Osnos doubts the Chinese authorities will leave him alone:

It is doubtful that Beijing sees a net advantage in holding on to Snowden as a bargaining chip. Neither side likes exogenous ingredients in complex diplomacy. When the persecuted blind laywer Chen Guangcheng sought refuge at the U.S. Embassy in Beijing, in 2012, it caused nearly as much agitation among American officials as did it among their Chinese counterparts. Xi Jinping has just returned to Beijing from a summit with President Obama, in which both sides sought to downplay differences and emphasize an attempt to accommodate each other’s interests, up to a point. Beijing spends much of its time trying to persuade other governments to send back former or current government officials who have fled abroad.

Without my making any judgment on the virtues of Snowden’s actions, the U.S. government perceives him in much the same light that the Chinese government perceives its cadres who flee abroad in order to publicize wrongdoing or to escape debts or prosecution for corruption. The Chinese state media frequently describes diplomatic efforts to “pave the way for the return of hundreds of government officials wanted for graft” and it has crowed about gaining greater coöperation from the United States.

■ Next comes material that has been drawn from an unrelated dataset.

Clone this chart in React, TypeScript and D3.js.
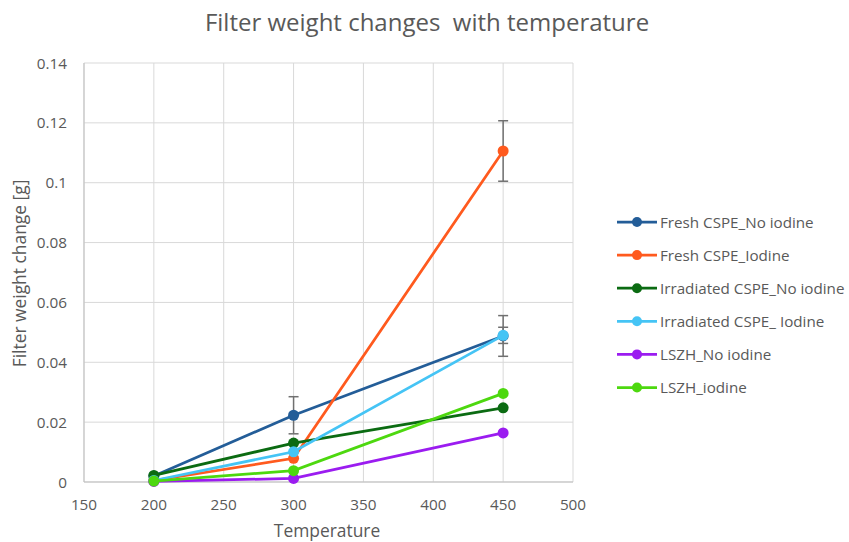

Josh Marshall spotlights a TPM reader based in Hong Kong who agrees:

There is no political upside for Beijing in allowing Snowden to stay here. They would see him as an incitement to human rights defenders and whistleblowers, a foreign troublemaker who would prompt awkward questions from Chinese citizens about their own heavy domestic surveillance. Barring a scenario in which Snowden escapes Hong Kong and somehow makes his way to, say, Ecuador, I expect the Communist Party will allow the extradition court case to run its course through the Hong Kong legal system and declare that it demonstrated once more the matchlessly smooth workings of ‘one country-two systems’. Diplomatically it can win some brownie points with the Americans.